Compound (double) inequality Just want to understand why we have a specific approach to solving double inequalities for example separating the statement $-6 < 2x-4 < 12$ into two components. Working left two sides first and then the right two sides etc.
What is troubling me is this. The following statement is true.
$1 < 2 < 3$
In words, 3 is greater than 2 which is greater than 1. Let x = 2 therefore:
(x-1) < x < (x+1) 
The standard approach doesn't work anymore (I think) so if you work from left hand side,
x - 1 < x
x - x < 1
and whilst 0 is less than 1 which is true, there is no x variable to work with. Shouldn't this somehow return something like x > (0, 1, or any number less than 2) and x < (10, 20, or any number greater than 2)?
Why is that?
Or what am I doing wrong?
Thank You.
 A: Well, in your case, you assumed 
$(x-1) < x < (x+1)$ 
is true when $x=2$, but you also have to consider that $(x-1) < x < (x+1)$ is true for all real values of $x$, therefore it has no definite value which you can 'return' to.
You can try: 
$x=1: 0 < 1 < 2$
$x=100: 99 < 100 < 101$ and the list goes on
And, as a side note, we can see that the $x$'s cancel each other out, just like in an equation. For example, in
$x + y = x + 3$
$x$ can take on any value and the equation will remain solvable over $y$.

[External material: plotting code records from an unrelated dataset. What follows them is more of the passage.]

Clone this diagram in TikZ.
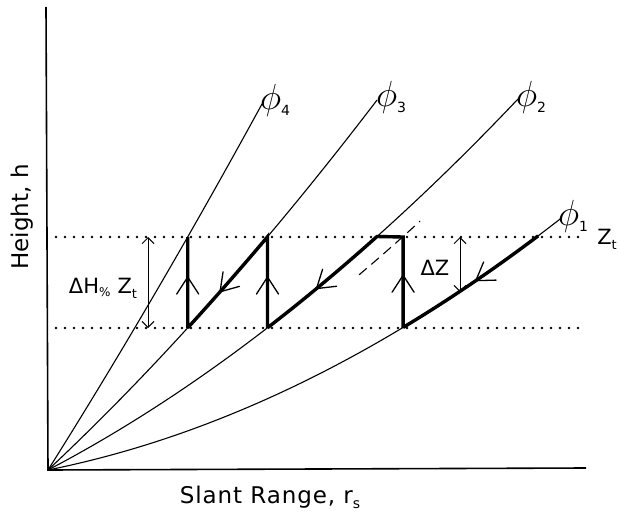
\documentclass[tikz,border=0pt]{standalone}
\usepackage{fontspec}
\setmainfont{DejaVu Sans}
\usetikzlibrary{arrows.meta,decorations.markings}
\newcommand\hgt[2]{470-(#1*#2+0.00056*#2*#2)}
\newcommand\phisym{\scalebox{1.75}{$\phi$}}
\begin{document}
\begin{tikzpicture}[x=1pt,y=-1pt,
  curve/.style={line width=1.1pt},
  axis/.style={line width=1.6pt},
  ray/.style={line width=3.4pt, line join=miter},
  dotline/.style={line width=2.6pt, line cap=round, dash pattern=on 0pt off 9pt},
  dashline/.style={line width=1.1pt, dash pattern=on 10pt off 6pt},
  dim/.style={line width=1pt, {Straight Barb[length=6pt,width=12pt]}-{Straight Barb[length=6pt,width=12pt]}},
  lbl/.style={inner sep=0pt, font=\fontsize{21}{21}\selectfont},
  axlbl/.style={inner sep=0pt, font=\fontsize{23}{23}\selectfont},
  fwdarrow/.style={postaction={decorate, decoration={markings, mark=at position #1 with {\draw[line width=1.3pt, line cap=round, line join=miter] (-17pt,11pt) -- (0pt,0pt) -- (-17pt,-11pt);}}}},
  revarrow/.style={postaction={decorate, decoration={markings, mark=at position #1 with {\draw[line width=1.3pt, line cap=round, line join=miter] (17pt,11pt) -- (0pt,0pt) -- (17pt,-11pt);}}}}
]
\useasboundingbox (0,0) rectangle (618,516);

% axes
\coordinate (O) at (48,470);
\coordinate (ytop) at (46,7);
\coordinate (xend) at (586,468);
\draw[axis] (ytop) -- (O) -- (xend);

% dotted levels
\coordinate (tl) at (56,237);
\coordinate (tr) at (586,237);
\coordinate (bl) at (56,328);
\coordinate (br) at (586,328);
\draw[dotline] (tl) -- (tr);
\draw[dotline] (bl) -- (br);

% elevation-angle curves
\draw[curve] plot[domain=0:514, samples=60] ({48+\x},{\hgt{0.201}{\x}});
\draw[curve] plot[domain=0:470, samples=60] ({48+\x},{\hgt{0.524}{\x}});
\draw[curve] plot[domain=0:329, samples=50] ({48+\x},{\hgt{0.9386}{\x}});
\draw[curve] plot[domain=0:214, samples=40] ({48+\x},{\hgt{1.5896}{\x}});

% dashed shifted copy of phi2
\draw[dashline] plot[domain=285:346, samples=20] ({48+26.1+\x},{\hgt{0.524}{\x}});

% ray path
\coordinate (H) at (187.7,237);
\coordinate (G) at (187.7,328);
\coordinate (F) at (267.5,237);
\coordinate (E) at (267.5,328);
\coordinate (D) at (377.0,237);
\coordinate (C) at (403.1,237);
\coordinate (B) at (403.1,328);
\draw[ray] (H) -- (G)
  -- plot[domain=139.7:219.5, samples=20] ({48+\x},{\hgt{0.9386}{\x}})
  -- (E)
  -- plot[domain=219.5:329, samples=20] ({48+\x},{\hgt{0.524}{\x}})
  -- (C) -- (B)
  -- plot[domain=355.1:490.1, samples=20] ({48+\x},{\hgt{0.201}{\x}});

% arrowheads on the ray path
\path[fwdarrow=0.56] (G) -- (H);
\path[fwdarrow=0.56] (E) -- (F);
\path[fwdarrow=0.58] (B) -- (C);
\path[revarrow=0.40] plot[domain=139.7:219.5, samples=20] ({48+\x},{\hgt{0.9386}{\x}});
\path[revarrow=0.44] plot[domain=219.5:329, samples=20] ({48+\x},{\hgt{0.524}{\x}});
\path[revarrow=0.53] plot[domain=355.1:490.1, samples=20] ({48+\x},{\hgt{0.201}{\x}});

% dimension arrows
\coordinate (dht) at (148,237);
\coordinate (dhb) at (148,328);
\draw[dim] (dht) -- (dhb);
\coordinate (dzt) at (460,237);
\coordinate (dzb) at (460,292.1);
\draw[dim] (dzt) -- (dzb);

% labels
\node[lbl] (dh) at (103,288) {ΔH\raisebox{-3pt}{\fontsize{12}{12}\selectfont\%}\hspace{7pt}Z\raisebox{-5pt}{\fontsize{13}{13}\selectfont t}};
\node[lbl] (dz) at (435,268) {ΔZ};
\node[lbl] (zt) at (607,239) {Z\raisebox{-5pt}{\fontsize{13}{13}\selectfont t}};
\node[lbl] (p4) at (275,100) {\phisym\raisebox{-6pt}{\fontsize{14}{14}\selectfont 4}};
\node[lbl] (p3) at (391,97) {\phisym\raisebox{-6pt}{\fontsize{14}{14}\selectfont 3}};
\node[lbl] (p2) at (531,97) {\phisym\raisebox{-6pt}{\fontsize{14}{14}\selectfont 2}};
\node[lbl] (p1) at (573,216) {\phisym\raisebox{-6pt}{\fontsize{14}{14}\selectfont 1}};
\node[axlbl] (xl) at (270,497) {\addfontfeature{LetterSpace=4}Slant Range, r\raisebox{-5pt}{\fontsize{14}{14}\selectfont s}};
\node[axlbl, rotate=90] (yl) at (22,217) {Height, h};
\end{tikzpicture}
\end{document}
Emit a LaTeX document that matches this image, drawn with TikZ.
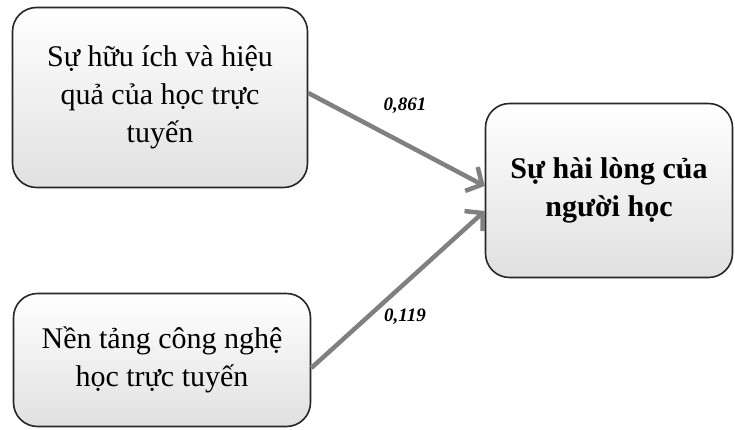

So: $(x-1) < x < (x+1) \rightarrow  -1 < 0 < 1$
A: I believe you are fundamentally misinterpreting how you are using variables in your example. In order to explain why, you must first understand what you are claiming. To say 

Shouldn't this somehow return something like x > (0, 1, or any number less than 2) and x < (10, 20, or any number greater than 2)?

is the same as saying
$x > 0, 1, 1.5, 1.9, 1.99, ...$
and
$x < 100, 10, 5, 2.5, 2.1, 2.01, ...$
We can equivalently say that $x \geq 2$ and $x \leq 2$. When you take these two inequalities together, you get $x = 2$.
However, $x-1 < x < x+1$ is a different claim altogether. Yes, $x = 2$ is one solution to this set of inequalities, but there are infinitely many other solutions. For example, if $x = 7$, then $6<7<8$. 
Therefore, you can play around with the inequalities, but you are not going to find the single solution $x = 2$ because the inequalities have more solutions, infinitely more in fact.